Chitwan - History

Since the end of the 19th century Chitwan - Heart of the Jungle – used to be a favorite hunting ground for Nepals ruling class during the winter seasons. Until the 1950s, the journey from Kathmandu to Nepals South was arduous as the area could only be reached by foot. Thus, in an area known as Four Mile Forest comfortable camps were set up for the feudal big game hunters and their entourage, where they stayed for a couple of months shooting hundreds of tigers, rhinocerosses, leopards and sloth bears.
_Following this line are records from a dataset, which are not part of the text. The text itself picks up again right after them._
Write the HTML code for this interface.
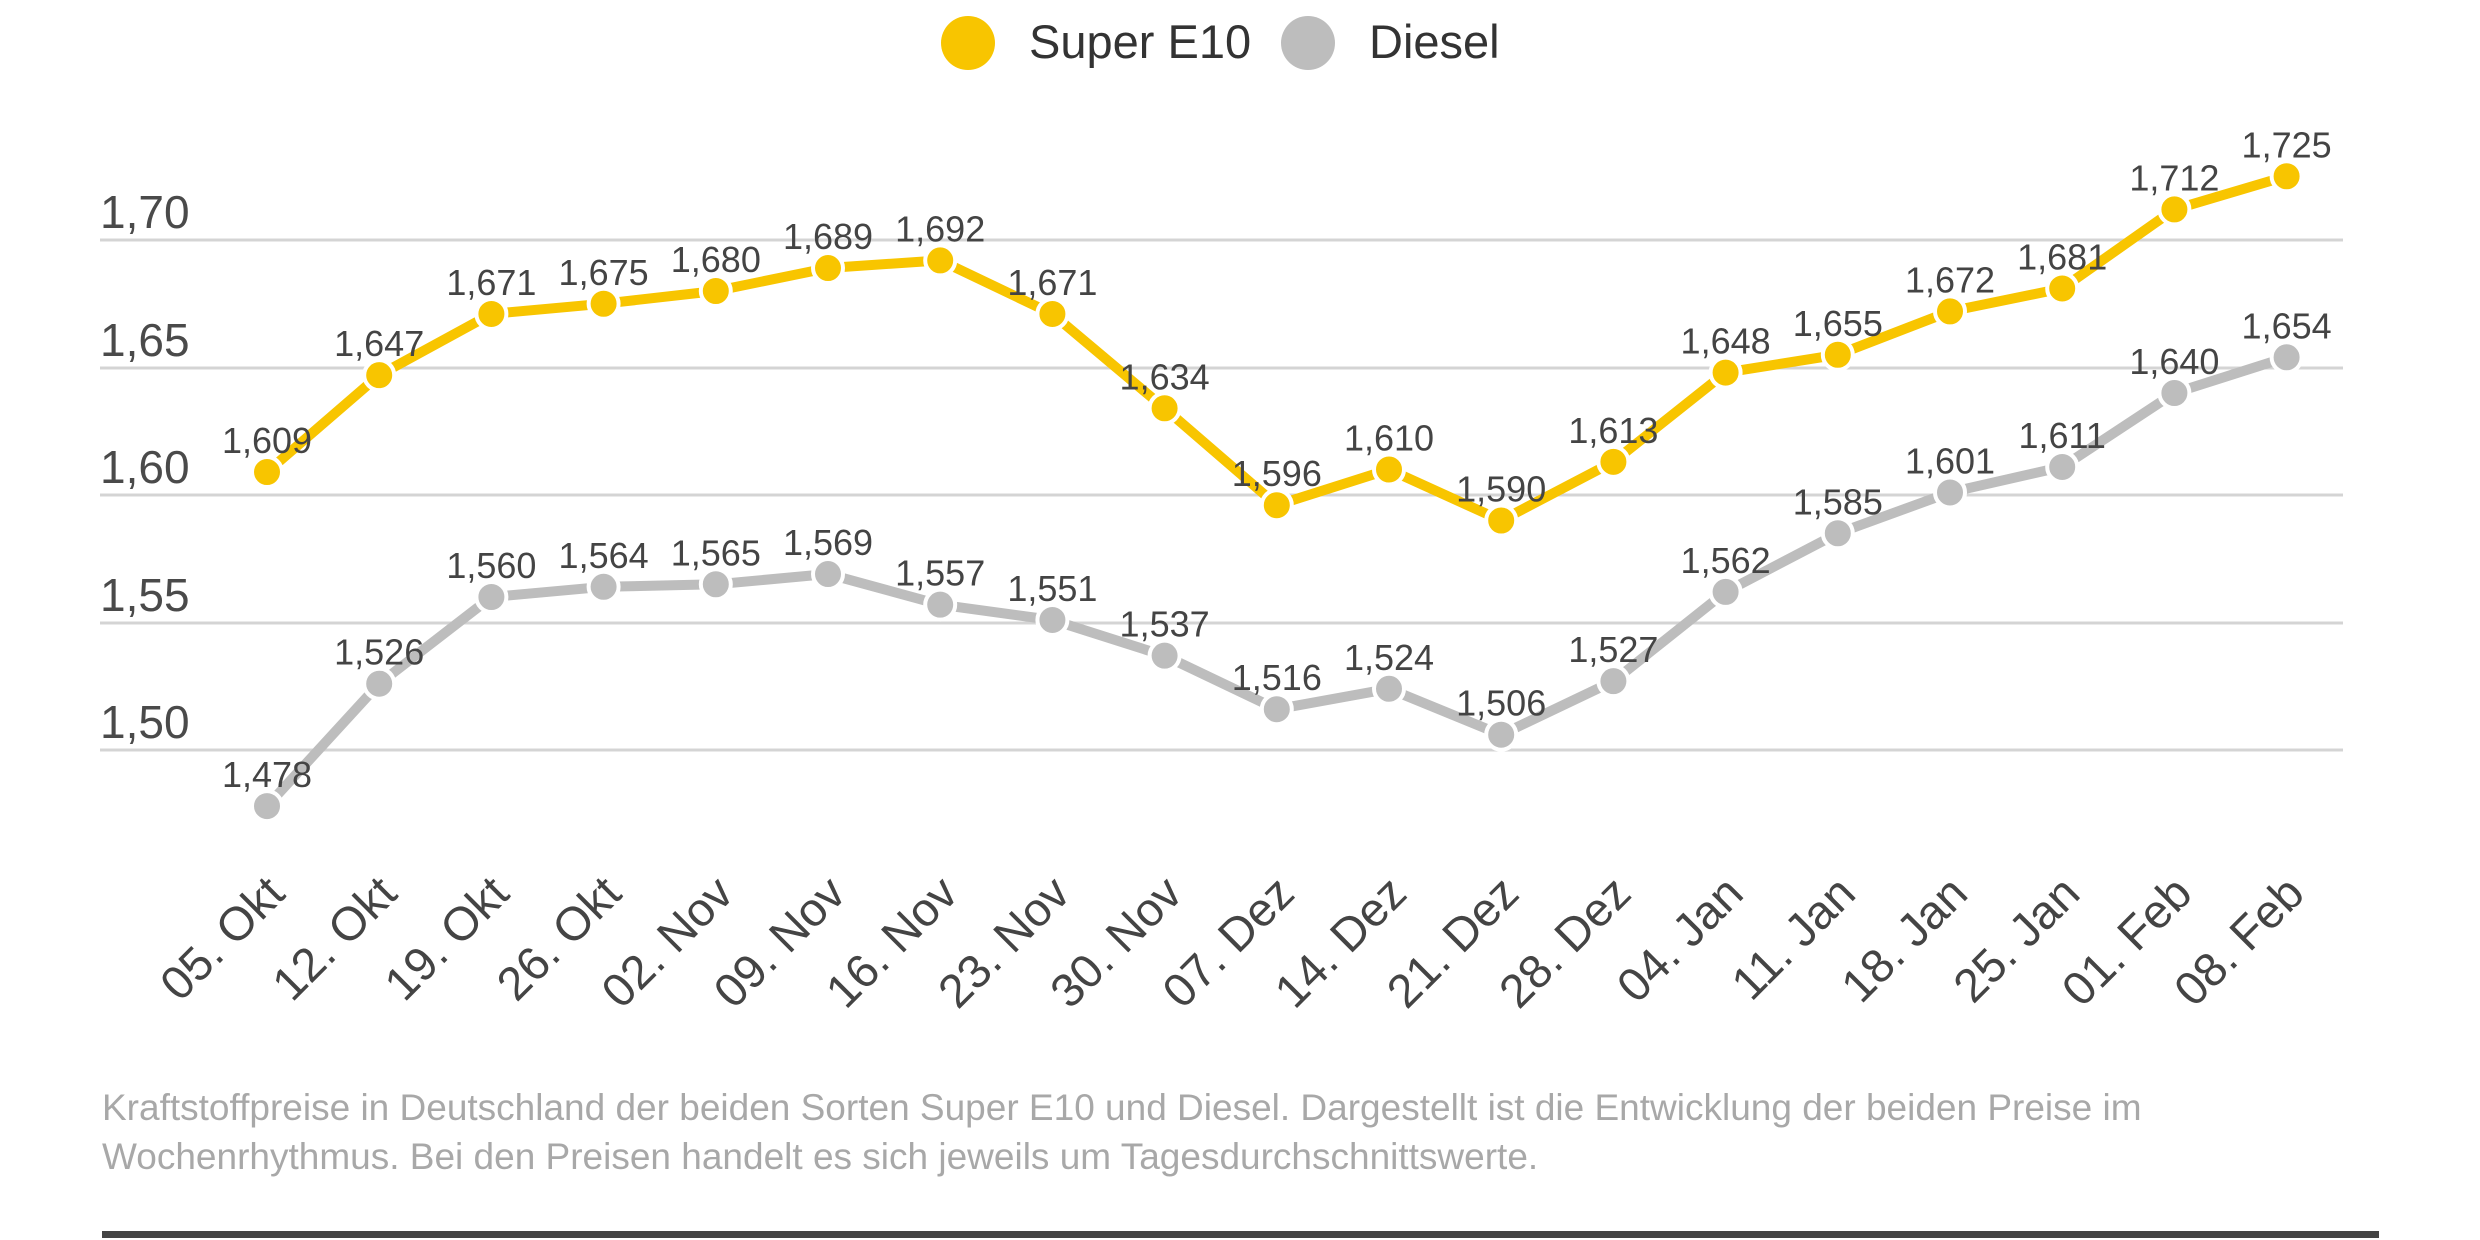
<!DOCTYPE html>
<html><head><meta charset="utf-8"><style>
html,body{margin:0;padding:0;background:#fff;}
svg{display:block;}
text{font-family:"Liberation Sans",sans-serif;}
</style></head><body>
<svg width="2480" height="1240" viewBox="0 0 2480 1240" xmlns="http://www.w3.org/2000/svg">
<g stroke="#d4d4d4" stroke-width="3">
<line x1="100" y1="240" x2="2343" y2="240"/>
<line x1="100" y1="368" x2="2343" y2="368"/>
<line x1="100" y1="495" x2="2343" y2="495"/>
<line x1="100" y1="623" x2="2343" y2="623"/>
<line x1="100" y1="750" x2="2343" y2="750"/>
</g>
<g fill="#4a4a4a" font-size="46">
<text x="100" y="228">1,70</text>
<text x="100" y="356">1,65</text>
<text x="100" y="483">1,60</text>
<text x="100" y="611">1,55</text>
<text x="100" y="738">1,50</text>
</g>
<circle cx="968" cy="43" r="27" fill="#f8c500"/>
<text x="1029" y="58" font-size="47" fill="#333">Super E10</text>
<circle cx="1308" cy="43" r="27" fill="#bdbdbd"/>
<text x="1369" y="58" font-size="47" fill="#333">Diesel</text>
<g id="chart"></g>
<g fill="#a8a8a8" font-size="37">
<text x="102" y="1120">Kraftstoffpreise in Deutschland der beiden Sorten Super E10 und Diesel. Dargestellt ist die Entwicklung der beiden Preise im</text>
<text x="102" y="1169">Wochenrhythmus. Bei den Preisen handelt es sich jeweils um Tagesdurchschnittswerte.</text>
</g>
<rect x="102" y="1231" width="2277" height="7" fill="#444"/>
</svg>
<script>
var e10=[1.609,1.647,1.671,1.675,1.680,1.689,1.692,1.671,1.634,1.596,1.610,1.590,1.613,1.648,1.655,1.672,1.681,1.712,1.725];
var di=[1.478,1.526,1.560,1.564,1.565,1.569,1.557,1.551,1.537,1.516,1.524,1.506,1.527,1.562,1.585,1.601,1.611,1.640,1.654];
var lab=["05. Okt","12. Okt","19. Okt","26. Okt","02. Nov","09. Nov","16. Nov","23. Nov","30. Nov","07. Dez","14. Dez","21. Dez","28. Dez","04. Jan","11. Jan","18. Jan","25. Jan","01. Feb","08. Feb"];
function X(i){return 267+i*112.2;}
function Y(v){return 240+(1.70-v)*2550;}
var s="";
function series(d,c){
 var p=d.map(function(v,i){return X(i).toFixed(1)+","+Y(v).toFixed(1)}).join(" ");
 s+='<polyline points="'+p+'" fill="none" stroke="'+c+'" stroke-width="10" stroke-linejoin="round"/>';
 d.forEach(function(v,i){s+='<circle cx="'+X(i)+'" cy="'+Y(v)+'" r="15" fill="'+c+'" stroke="#fff" stroke-width="4"/>';});
 d.forEach(function(v,i){s+='<text x="'+X(i)+'" y="'+(Y(v)-19)+'" text-anchor="middle" font-size="36" fill="#444">'+v.toFixed(3).replace(".",",")+'</text>';});
}
series(di,"#bdbdbd");series(e10,"#f8c500");
lab.forEach(function(t,i){var x=X(i)+20,y=896;s+='<text x="'+x+'" y="'+y+'" text-anchor="end" font-size="47" fill="#444" transform="rotate(-45 '+x+' '+y+')">'+t+'</text>';});
document.getElementById("chart").innerHTML=s;
</script>
</body></html>
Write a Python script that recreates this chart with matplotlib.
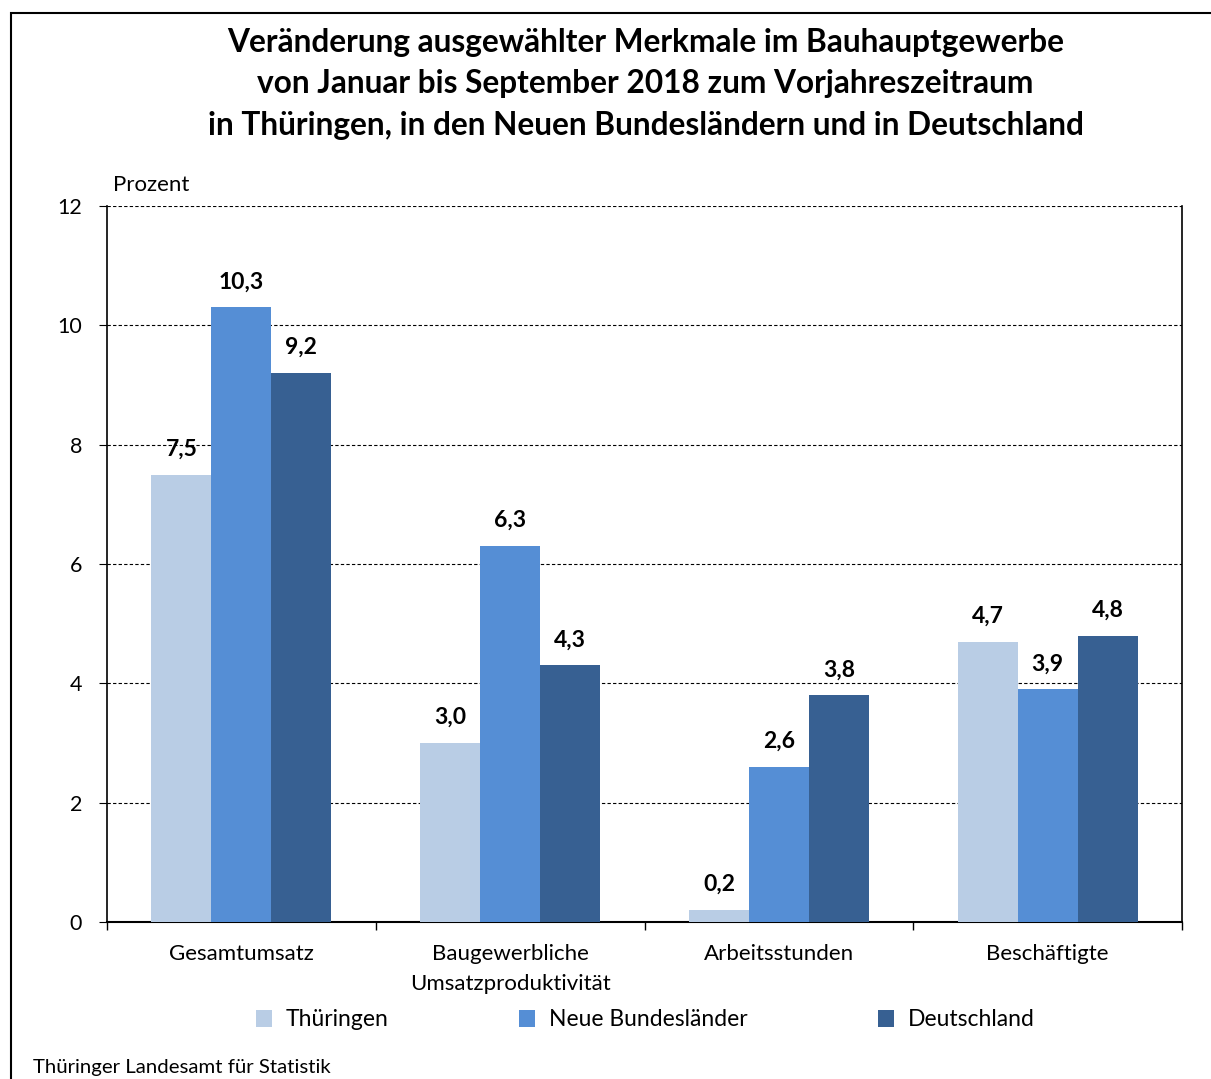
import numpy as np
import matplotlib.pyplot as plt
from matplotlib.patches import Rectangle

plt.rcParams['font.family'] = ['Lato', 'DejaVu Sans']

# data
categories = ['Gesamtumsatz', 'Baugewerbliche\nUmsatzproduktivität', 'Arbeitsstunden', 'Beschäftigte']
series = ['Thüringen', 'Neue Bundesländer', 'Deutschland']
thueringen = [7.5, 3.0, 0.2, 4.7]
neue_laender = [10.3, 6.3, 2.6, 3.9]
deutschland = [9.2, 4.3, 3.8, 4.8]
colors = ['#B9CDE5', '#558ED5', '#376092']

fig = plt.figure(figsize=(12.11, 10.79), dpi=100)
# outer frame
fig.add_artist(Rectangle((11 / 1211, -0.01), 1.02, (1079 - 13) / 1079 + 0.01,
                         transform=fig.transFigure, fill=False, lw=1.5, ec='black'))

ax = fig.add_axes([107 / 1211, 1 - 922 / 1079, (1182 - 107) / 1211, (922 - 206) / 1079])

x = np.arange(len(categories))
w = 0.223
for i, (vals, name) in enumerate(zip([thueringen, neue_laender, deutschland], series)):
    pos = x + (i - 1) * w
    ax.bar(pos, vals, w, color=colors[i], label=name, zorder=3)
    for p, v in zip(pos, vals):
        ax.text(p, v + 0.25, f'{v:.1f}'.replace('.', ','), ha='center', va='bottom',
                fontsize=16.5, fontweight='bold', zorder=4)

ax.set_xlim(-0.5, len(categories) - 0.5)
ax.set_ylim(0, 12)
ax.set_yticks(range(0, 13, 2))
ax.yaxis.grid(True, ls=(0, (3, 2)), color='black', lw=0.8, zorder=0)
ax.set_axisbelow(True)
ax.set_xticks(x)
ax.set_xticklabels(categories, fontsize=16, linespacing=1.6)
ax.tick_params(axis='x', length=0, pad=16)
ax.set_xticks(np.arange(-0.5, len(categories)), minor=True)
ax.tick_params(axis='x', which='minor', length=6, width=1)
ax.tick_params(axis='y', labelsize=15.5, length=6, pad=12)
ax.spines['top'].set_visible(False)
for s in ['left', 'right', 'bottom']:
    ax.spines[s].set_linewidth(1.2)
ax.spines['bottom'].set_linewidth(1.5)

ax.text(0.006, 1.015, 'Prozent', transform=ax.transAxes, fontsize=16, va='bottom', ha='left')

fig.text(0.533, 1 - 84 / 1079, 'Veränderung ausgewählter Merkmale im Bauhauptgewerbe\n'
         'von Januar bis September 2018 zum Vorjahreszeitraum\n'
         'in Thüringen, in den Neuen Bundesländern und in Deutschland',
         ha='center', va='center', fontsize=22.8, fontweight='bold', linespacing=1.52)

handles, labels = ax.get_legend_handles_labels()
fig.legend(handles, labels, loc='center', bbox_to_anchor=(0.533, 1 - 1020 / 1079),
           ncol=3, frameon=False, fontsize=16.5, handlelength=0.7, handleheight=0.7,
           columnspacing=5.7, handletextpad=0.6)

fig.text(33 / 1211, 1 - 1068 / 1079, 'Thüringer Landesamt für Statistik', fontsize=14.7,
         ha='left', va='center')

fig.savefig('out.png', dpi=100)
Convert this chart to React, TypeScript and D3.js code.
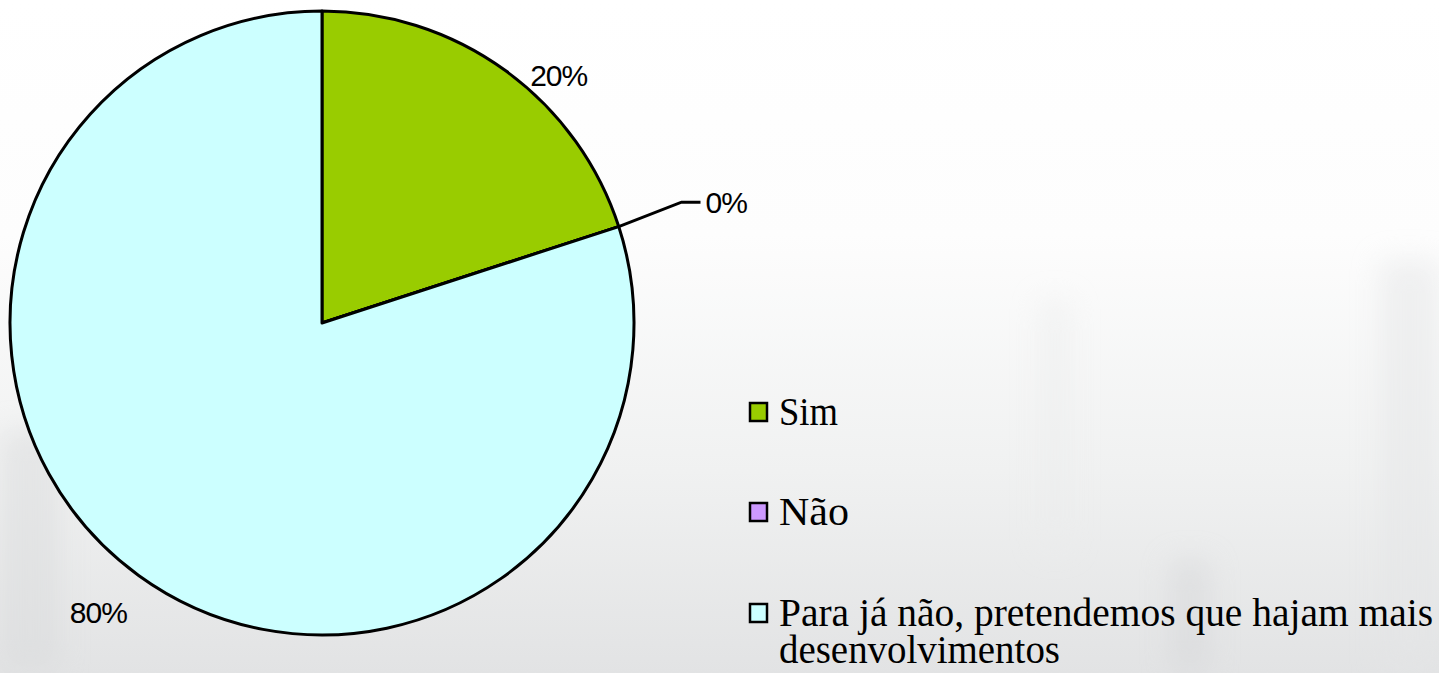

In 1950, Chitwans forest and grasslands extended over more than 2,600 km2 (1,000 sq mi) and was home to about 800 rhinos. When poor farmers from the mid-hills moved to the Chitwan Valley in search of arable land, the area was subsequently opened for settlement, and poaching of wildlife became rampant. In 1957, the countrys first conservation law inured to the protection of rhinos and their habitat. In 1959, Edward Pritchard Gee undertook a survey of the area, recommended creation of a protected area north of the Rapti River and of a wildlife sanctuary south of the river for a trial period of ten years.[2] After his subsequent survey of Chitwan in 1963, this time for both the Fauna Preservation Society and the International Union for Conservation of Nature, he recommended extension of the sanctuary to the south.[3]
By the end of the 1960s, 70% of Chitwans jungles were cleared using DDT, thousands of people had settled there, and only 95 rhinos remained. The dramatic decline of the rhino population and the extent of poaching prompted the government to institute the Gaida Gasti – a rhino reconnaissance patrol of 130 armed men and a network of guard posts all over Chitwan. To prevent the extinction of rhinos the Chitwan National Park was gazetted in December 1970, with borders delineated the following year and established in 1973, initially encompassing an area of 544 km2 (210 sq mi).
In 1977, the park was enlarged to its present area of 932 km2 (360 sq mi). In 1997, a bufferzone of 766.1 km2 (295.8 sq mi) was added to the north and west of the Narayani-Rapti river system, and between the south-eastern boundary of the park and the international border to India.
The parks headquarter is located in Kasara. Close-by the Gharial and Turtle Conservation Breeding Centres have been established. In 2008, a Vulture breeding centre was inaugurated aiming at holding up to 25 pairs of each of the two Gyps vultures species now critically endangered in Nepal - the Oriental white-backed vulture and the slender-billed vulture.